The following articles will provide information and practical advice related to the procedure of having a colostomy. The articles will outline the actual process of the operation, the risks involved and the nature of the illnesses such a procedure would benefit. For those who have already undergone a colostomy, the following information will aim to provide relevant information on living with a colostomy and the options available for life in the future.
What is a colostomy?
A colostomy is a relatively common surgical procedure which is carried out in order to alter the route of waste products to a pouch in the abdominal wall, known as a stoma, instead of through the colon. Most commonly, a sack or small pouch is attached to the stoma in order to catch the waste products; these may include stools and other waste products which would usually pass through the colon before being passed out of the rectum and anus.
The colon is an important component of the digestive process; it is here that the remaining nutrients and water are removed from the liquid remnants of the food that has been partly digested; once this has been done the liquid is solidified and becomes a stool.
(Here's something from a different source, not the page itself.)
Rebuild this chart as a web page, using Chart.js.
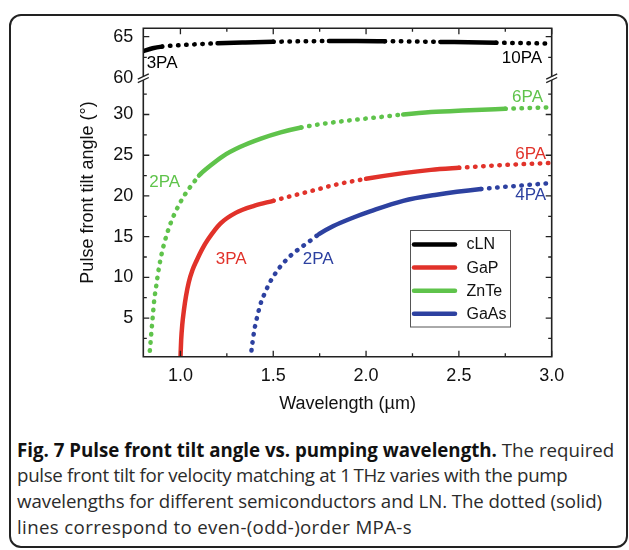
<!DOCTYPE html>
<html>
<head>
<meta charset="utf-8">
<script src="https://cdn.jsdelivr.net/npm/chart.js@4.4.1/dist/chart.umd.min.js"></script>
<style>
  body { margin: 0; background: #fff; }
  #wrap { position: relative; width: 629px; height: 550px; overflow: hidden; }
  #frame { position: absolute; left: 9px; top: 14px; width: 615px; height: 530px;
           border: 2px solid #222; border-radius: 12px; }
  #cv { position: absolute; left: 0; top: 0; }
  #caption { position: absolute; left: 17px; top: 436.5px; white-space: nowrap;
             font-family: "Open Sans"; font-size: 18.7px; line-height: 25.7px; color: #2b2b2b; }
  #caption b { color: #111; }
  .l2 { letter-spacing: -0.3px; }
  .l3 { letter-spacing: -0.1px; }
  .l4 { letter-spacing: 0.35px; }
</style>
</head>
<body>
<div id="wrap">
  <div id="frame"></div>
  <canvas id="cv" width="629" height="430"></canvas>
  <div id="caption"><b>Fig. 7 Pulse front tilt angle vs. pumping wavelength.</b> The required<br><span class="l2">pulse front tilt for velocity matching at 1&#8201;THz varies with the pump</span><br><span class="l3">wavelengths for different semiconductors and LN. The dotted (solid)</span><br><span class="l4">lines correspond to even-(odd-)order MPA-s</span></div>
</div>
<script>
// pulse front tilt (deg) vs pump wavelength (um)
const materials = ["cLN", "GaP", "ZnTe", "GaAs"]
const colors = ["#000000", "#e1322a", "#5fc34b", "#2d41a0"]
// band-gap wavelength: n-photon absorption sets in below n * this value
const gapWavelength = [0.3, 0.5, 0.55, 0.873]

const cLN_x = [0.80, 0.85, 0.90, 1.00, 1.10, 1.20, 1.35, 1.50, 1.65, 1.80, 1.95, 2.10, 2.25, 2.40, 2.55, 2.70, 2.85, 3.00]
const cLN_y = [63.25, 63.6, 63.8, 63.97, 64.1, 64.2, 64.3, 64.38, 64.44, 64.47, 64.47, 64.45, 64.42, 64.37, 64.32, 64.27, 64.22, 64.16]

const GaP_x = [1.000, 1.004, 1.010, 1.019, 1.030, 1.045, 1.065, 1.088, 1.118, 1.150, 1.215, 1.30, 1.40, 1.50, 1.59, 1.72, 1.84, 2.00, 2.20, 2.35, 2.50, 2.74, 3.00]
const GaP_y = [0, 2.3, 4.2, 6.0, 7.7, 9.4, 10.9, 12.1, 13.5, 14.7, 16.6, 17.95, 18.8, 19.4, 19.95, 20.7, 21.4, 22.1, 22.8, 23.2, 23.45, 23.8, 24.05]

const ZnTe_x = [0.831, 0.836, 0.843, 0.851, 0.859, 0.870, 0.883, 0.899, 0.919, 0.948, 0.983, 1.025, 1.073, 1.10, 1.16, 1.23, 1.32, 1.43, 1.54, 1.65, 1.75, 1.90, 2.04, 2.20, 2.35, 2.52, 2.75, 3.00]
const ZnTe_y = [0, 1.2, 3.1, 5.2, 7.2, 9.0, 11.0, 12.9, 14.7, 16.7, 18.5, 20.2, 21.7, 22.5, 23.7, 24.9, 26.0, 27.0, 27.8, 28.4, 28.8, 29.25, 29.6, 30.0, 30.3, 30.5, 30.7, 30.9]

const GaAs_x = [1.379, 1.384, 1.391, 1.397, 1.406, 1.415, 1.425, 1.438, 1.456, 1.471, 1.492, 1.515, 1.541, 1.573, 1.605, 1.645, 1.681, 1.711, 1.746, 1.824, 1.932, 2.022, 2.200, 2.380, 2.619, 2.741, 2.849, 3.000]
const GaAs_y = [0, 1.3, 2.4, 3.4, 4.4, 5.3, 6.2, 7.2, 8.1, 8.9, 9.8, 10.6, 11.4, 12.2, 12.9, 13.6, 14.2, 14.7, 15.3, 16.3, 17.35, 18.1, 19.4, 20.15, 20.85, 21.1, 21.3, 21.6]

const seriesX = [cLN_x, GaP_x, ZnTe_x, GaAs_x]
const seriesY = [cLN_y, GaP_y, ZnTe_y, GaAs_y]
const seriesAxis = ["yTop", "y", "y", "y"]

// ticks
const xMajor = [1.0, 1.5, 2.0, 2.5, 3.0]
const xMinor = [1.25, 1.75, 2.25, 2.75]
const yLowMajor = [5, 10, 15, 20, 25, 30]
const yLowMinor = [2.5, 7.5, 12.5, 17.5, 22.5, 27.5, 32.5]
const yTopMajor = [60, 65]
const yTopMinor = [62.5]

// order labels on the curves
const paText = ["3PA", "10PA", "6PA", "2PA", "3PA", "2PA", "6PA", "4PA"]
const paSeries = [0, 0, 2, 2, 1, 3, 1, 3]
const paX = [0.818, 2.948, 2.953, 0.915, 1.273, 1.742, 2.97, 2.97]
const paY = [61.8, 62.4, 32.1, 21.7, 12.2, 12.2, 25.1, 20.1]
const paAlign = ["left", "right", "right", "center", "center", "center", "right", "right"]

const FONT = "Liberation Sans"
Chart.defaults.font.family = FONT
Chart.defaults.color = "#111"

function tickList(major, minor) {
    return scale => {
        scale.ticks = major.concat(minor).sort((a, b) => a - b).map(v => ({ value: v }))
    }
}

const datasets = materials.map((name, i) => ({
    label: name,
    data: seriesX[i].map((x, k) => ({ x: x, y: seriesY[i][k] })),
    yAxisID: seriesAxis[i],
    borderColor: colors[i],
    backgroundColor: colors[i],
    borderWidth: 4.5,
    borderCapStyle: "round",
    borderJoinStyle: "round",
    pointRadius: 0,
    cubicInterpolationMode: "monotone",
    segment: {
        // even-order absorption -> dotted, odd-order -> solid
        borderDash: ctx => {
            const mid = (ctx.p0.parsed.x + ctx.p1.parsed.x) / 2
            const order = Math.ceil(mid / gapWavelength[i])
            return order % 2 === 0 ? [0.5, 7.6] : undefined
        }
    }
}))

const decor = {
    id: "decor",
    afterDatasetsDraw(chart) {
        const { ctx, chartArea: ca, scales } = chart
        const cut = scales.yTop.bottom
        ctx.save()
        ctx.strokeStyle = "#222"
        ctx.lineWidth = 1.6
        ctx.beginPath()
        ctx.moveTo(ca.left, cut - 1.8); ctx.lineTo(ca.left, ca.top); ctx.lineTo(ca.right, ca.top); ctx.lineTo(ca.right, cut - 1.8)
        ctx.moveTo(ca.left, cut + 1.8); ctx.lineTo(ca.left, ca.bottom); ctx.lineTo(ca.right, ca.bottom); ctx.lineTo(ca.right, cut + 1.8)
        ctx.stroke()

        ctx.lineWidth = 1.3
        ctx.beginPath()
        const xs = scales.x
        xMajor.concat(xMinor).forEach(v => {
            const len = xMajor.includes(v) ? 6 : 3.5
            const px = xs.getPixelForValue(v)
            ctx.moveTo(px, ca.bottom); ctx.lineTo(px, ca.bottom - len)
            ctx.moveTo(px, ca.top); ctx.lineTo(px, ca.top + len)
        })
        const yTicks = [[scales.y, yLowMajor, yLowMinor], [scales.yTop, yTopMajor.filter(v => v !== 60), yTopMinor]]
        yTicks.forEach(([sc, major, minor]) => {
            major.concat(minor).forEach(v => {
                const len = major.includes(v) ? 6 : 3.5
                const py = sc.getPixelForValue(v)
                ctx.moveTo(ca.left, py); ctx.lineTo(ca.left + len, py)
                ctx.moveTo(ca.right, py); ctx.lineTo(ca.right - len, py)
            })
        })
        ctx.stroke()

        // axis break marks
        ctx.lineWidth = 1.3
        ctx.beginPath();
        [ca.left, ca.right].forEach(x0 => {
            [-1.8, 1.8].forEach(d => {
                ctx.moveTo(x0 - 5.5, cut + d + 2.6)
                ctx.lineTo(x0 + 5.5, cut + d - 2.6)
            })
        })
        ctx.stroke()

        // order labels
        ctx.font = "17px '" + FONT + "'"
        ctx.textBaseline = "middle"
        paText.forEach((t, k) => {
            const s = paSeries[k]
            ctx.fillStyle = colors[s]
            ctx.textAlign = paAlign[k]
            ctx.fillText(t, xs.getPixelForValue(paX[k]), scales[seriesAxis[s]].getPixelForValue(paY[k]))
        })

        // legend box
        const lx = ca.right - 141.7, ly = ca.bottom - 126.7
        ctx.fillStyle = "#fff"
        ctx.fillRect(lx, ly, 100, 96.5)
        ctx.strokeStyle = "#555"
        ctx.lineWidth = 1
        ctx.strokeRect(lx + 0.5, ly + 0.5, 100, 96.5)
        ctx.font = "16px '" + FONT + "'"
        ctx.textAlign = "left"
        ctx.lineCap = "round"
        chart.data.datasets.forEach((d, k) => {
            const ry = ly + 14.5 + k * 23.1
            ctx.strokeStyle = d.borderColor
            ctx.lineWidth = 4.5
            ctx.beginPath()
            ctx.moveTo(lx + 4, ry); ctx.lineTo(lx + 45, ry)
            ctx.stroke()
            ctx.fillStyle = "#111"
            ctx.fillText(d.label, lx + 56.5, ry + 0.5)
        })

        // y axis title
        ctx.save()
        ctx.translate(88.5, (ca.top + ca.bottom) / 2)
        ctx.rotate(-Math.PI / 2)
        ctx.textAlign = "center"
        ctx.fillStyle = "#111"
        ctx.font = "18px '" + FONT + "'"
        ctx.fillText("Pulse front tilt angle (\u00b0)", 0, 0)
        ctx.restore()
        ctx.restore()
    }
}

const tickFont = { family: FONT, size: 18 }

new Chart("cv", {
    type: "line",
    data: { datasets: datasets },
    options: {
        responsive: false,
        animation: false,
        layout: { padding: { left: 83.3, right: 77.3, top: 28.3, bottom: 15.3 } },
        plugins: { legend: { display: false }, tooltip: { enabled: false } },
        scales: {
            x: {
                type: "linear", min: 0.8, max: 3.0,
                afterBuildTicks: tickList(xMajor, xMinor),
                afterFit: s => { s.height = 58 },
                grid: { display: false, drawTicks: false },
                border: { display: false },
                ticks: {
                    font: tickFont, padding: 8.5, maxRotation: 0, autoSkip: false,
                    callback: v => xMajor.includes(v) ? v.toFixed(1) : ""
                },
                title: { display: true, text: "Wavelength (\u00b5m)", font: { family: FONT, size: 18 }, padding: 0, color: "#111" }
            },
            // lower part of the broken axis is listed first so the upper part stacks above it
            y: {
                type: "linear", position: "left", stack: "tilt", stackWeight: 278.4,
                min: 0.25, max: 34.45,
                afterBuildTicks: tickList(yLowMajor, yLowMinor),
                afterFit: s => { s.width = 60 },
                grid: { display: false, drawTicks: false },
                border: { display: false },
                ticks: { font: tickFont, padding: 10, autoSkip: false,
                         callback: v => yLowMajor.includes(v) ? String(v) : "" }
            },
            yTop: {
                type: "linear", position: "left", stack: "tilt", stackWeight: 50,
                min: 60, max: 66,
                afterBuildTicks: tickList(yTopMajor, yTopMinor),
                afterFit: s => { s.width = 60 },
                grid: { display: false, drawTicks: false },
                border: { display: false },
                ticks: { font: tickFont, padding: 10, autoSkip: false,
                         callback: v => yTopMajor.includes(v) ? String(v) : "" }
            }
        }
    },
    plugins: [decor]
})
</script>
</body>
</html>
If the colon is damaged it may be necessary to find an alternative means of carrying out these processes. Parts of the colon may also have to be removed as a result of illnesses such as bowel cancer; if this is the case it may also be necessary to have a colostomy.
The actual procedure involves removing some of the colon; this process is also known as a colectomy. The removal may be carried out by means of an open incision or via keyhole surgery, where a tiny camera is inserted to guide the surgeon. Once the colon or part of the colon has been removed there are two different methods of reattaching the colon to the abdominal wall. A transverse colostomy involves attaching the top of the colon to a stoma in the upper section of the abdominal wall, while a descending colostomy involves attaching the lower section of the colon to the lower portion of the abdominal wall. Usually, transverse colostomies are used as a temporary measure to treat illnesses including bowel cancer and Chron’s disease. Descending colostomies are usually used to treat more complex conditions such as colon cancer.
Types of colostomy
There are two types of colostomy; these are known as temporary and permanent procedures. Temporary colostomies may be carried out following an operation or when a part of the colon has been damaged; this procedure allows the colon time to recover. Permanent colostomies are used when a large portion of the colon has been damaged or removed; commonly this is a result of colon or bowel cancer.
Colostomies are generally carried out under general anaesthetic meaning the patient will feel no sensation of pain during the procedure.